Gunzburg was much respected by the public authorities. During the reign of Nicholas I his father, Gabriel Gunzburg, was awarded a hereditary honorary citizenship even while the Emperor rejected the overwhelming majority of petitions. Banking allowed Evzel Gunzburg to establish business and personal relations with Prince Alexander of Hessen, a brother of the Russian Empress Maria Alexandrovna, who at that time was in the service of the Russian government. His son Horace Gunzburg performed the duties of the Hessen consul in Petersburg without pay. This service brought him, and later his father Evzel Gunzburg, the title of Baron of Hessen. In 1874 Alexander II legalized it as a hereditary title, but the Gunzburgs still did not obtain the rank of Russian noblemen.

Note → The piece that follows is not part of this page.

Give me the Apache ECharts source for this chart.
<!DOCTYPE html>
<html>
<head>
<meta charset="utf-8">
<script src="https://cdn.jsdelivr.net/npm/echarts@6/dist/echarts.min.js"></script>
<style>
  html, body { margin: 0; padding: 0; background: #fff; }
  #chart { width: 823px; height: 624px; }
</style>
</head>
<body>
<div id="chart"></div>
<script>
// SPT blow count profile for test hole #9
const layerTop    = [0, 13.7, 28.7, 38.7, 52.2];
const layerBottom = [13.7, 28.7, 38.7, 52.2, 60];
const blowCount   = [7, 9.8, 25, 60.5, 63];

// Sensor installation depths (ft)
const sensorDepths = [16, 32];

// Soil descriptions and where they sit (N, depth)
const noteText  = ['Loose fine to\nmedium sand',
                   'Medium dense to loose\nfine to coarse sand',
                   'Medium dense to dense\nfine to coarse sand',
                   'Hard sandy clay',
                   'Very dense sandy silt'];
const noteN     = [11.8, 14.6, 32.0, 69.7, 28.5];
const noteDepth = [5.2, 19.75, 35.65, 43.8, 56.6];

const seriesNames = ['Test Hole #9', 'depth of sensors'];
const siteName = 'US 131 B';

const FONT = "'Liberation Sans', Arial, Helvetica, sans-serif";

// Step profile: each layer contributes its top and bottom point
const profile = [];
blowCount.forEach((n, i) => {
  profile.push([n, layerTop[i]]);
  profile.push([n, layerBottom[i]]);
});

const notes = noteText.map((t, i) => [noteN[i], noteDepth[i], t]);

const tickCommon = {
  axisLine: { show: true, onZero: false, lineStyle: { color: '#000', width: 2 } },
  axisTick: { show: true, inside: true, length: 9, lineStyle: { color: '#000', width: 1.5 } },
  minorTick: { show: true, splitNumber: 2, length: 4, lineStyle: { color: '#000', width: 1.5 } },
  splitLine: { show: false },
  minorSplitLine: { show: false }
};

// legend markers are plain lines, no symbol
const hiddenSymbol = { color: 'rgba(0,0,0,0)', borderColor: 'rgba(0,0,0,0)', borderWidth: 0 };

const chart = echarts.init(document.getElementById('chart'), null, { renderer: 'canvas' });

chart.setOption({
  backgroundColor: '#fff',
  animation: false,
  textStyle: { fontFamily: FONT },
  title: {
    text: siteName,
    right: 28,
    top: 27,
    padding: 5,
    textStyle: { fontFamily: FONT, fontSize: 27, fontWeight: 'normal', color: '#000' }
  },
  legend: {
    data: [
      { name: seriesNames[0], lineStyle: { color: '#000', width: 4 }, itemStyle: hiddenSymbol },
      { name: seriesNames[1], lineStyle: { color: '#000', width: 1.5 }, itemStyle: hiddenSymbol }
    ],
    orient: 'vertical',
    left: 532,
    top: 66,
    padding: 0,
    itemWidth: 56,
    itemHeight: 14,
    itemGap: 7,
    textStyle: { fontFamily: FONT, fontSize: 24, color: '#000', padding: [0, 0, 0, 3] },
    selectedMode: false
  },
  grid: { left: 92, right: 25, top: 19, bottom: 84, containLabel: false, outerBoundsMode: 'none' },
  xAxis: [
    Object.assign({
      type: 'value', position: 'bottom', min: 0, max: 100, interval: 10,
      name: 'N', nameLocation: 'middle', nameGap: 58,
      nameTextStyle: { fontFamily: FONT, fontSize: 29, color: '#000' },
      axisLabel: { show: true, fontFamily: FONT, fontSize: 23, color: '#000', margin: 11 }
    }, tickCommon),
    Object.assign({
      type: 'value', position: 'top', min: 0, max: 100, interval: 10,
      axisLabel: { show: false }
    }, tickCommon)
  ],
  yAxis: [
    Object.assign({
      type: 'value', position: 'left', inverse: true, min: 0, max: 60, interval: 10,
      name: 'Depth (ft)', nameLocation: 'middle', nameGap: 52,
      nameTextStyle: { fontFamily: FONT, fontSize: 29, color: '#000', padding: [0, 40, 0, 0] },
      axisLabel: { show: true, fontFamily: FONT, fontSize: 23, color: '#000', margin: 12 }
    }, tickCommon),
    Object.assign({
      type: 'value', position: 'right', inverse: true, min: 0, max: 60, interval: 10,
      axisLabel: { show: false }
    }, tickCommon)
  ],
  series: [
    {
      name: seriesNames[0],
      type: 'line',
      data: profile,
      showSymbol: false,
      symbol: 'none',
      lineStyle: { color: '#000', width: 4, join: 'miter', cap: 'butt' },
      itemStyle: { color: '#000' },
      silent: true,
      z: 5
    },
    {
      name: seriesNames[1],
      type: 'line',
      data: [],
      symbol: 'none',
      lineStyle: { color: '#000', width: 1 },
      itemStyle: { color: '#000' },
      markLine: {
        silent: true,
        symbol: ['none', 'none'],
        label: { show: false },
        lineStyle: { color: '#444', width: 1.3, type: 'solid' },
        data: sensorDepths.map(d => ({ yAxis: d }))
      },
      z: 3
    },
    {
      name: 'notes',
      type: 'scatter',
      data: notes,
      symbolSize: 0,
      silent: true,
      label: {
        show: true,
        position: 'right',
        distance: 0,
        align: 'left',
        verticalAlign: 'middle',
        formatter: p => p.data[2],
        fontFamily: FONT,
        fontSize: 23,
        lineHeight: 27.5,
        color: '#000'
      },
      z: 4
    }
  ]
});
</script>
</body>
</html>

A major philanthropist, Evzel Gunzburg in 1856 set up a fund to enable the Ministry of State Property to support Jewish farmers. In 1857 he established a scholarship for Jewish students at the Medico-Surgical Academy. He also made generous contributions to the St. Petersburg community. Evzel Gunzburg resolutely upheld the preservation of Jewish traditions in combination with secular education and vocational training (handicrafts and agriculture). He was one of the promoters of the Society for the Spread of Education among Jews in Russia (OPE). On his initiative, the czarist government granted permission for construction of the first synagogue in Petersburg.
Thanks to his contacts in government circles, he successfully petitioned to expand the rights of Jews. Thus, merchants of the 1st guild, university graduates and handicraftsmen were allowed to reside throughout the Empire. He also achieved equality for Jews in respect to military duty. Evzel Gunzburg died in Paris in 1878. According to his will, his inheritance would pass to his sons only if they retained Russian citizenship and their fathers' faith. Gunzburg willed considerable amounts to charities and the establishment of Jewish agricultural settlements on his land.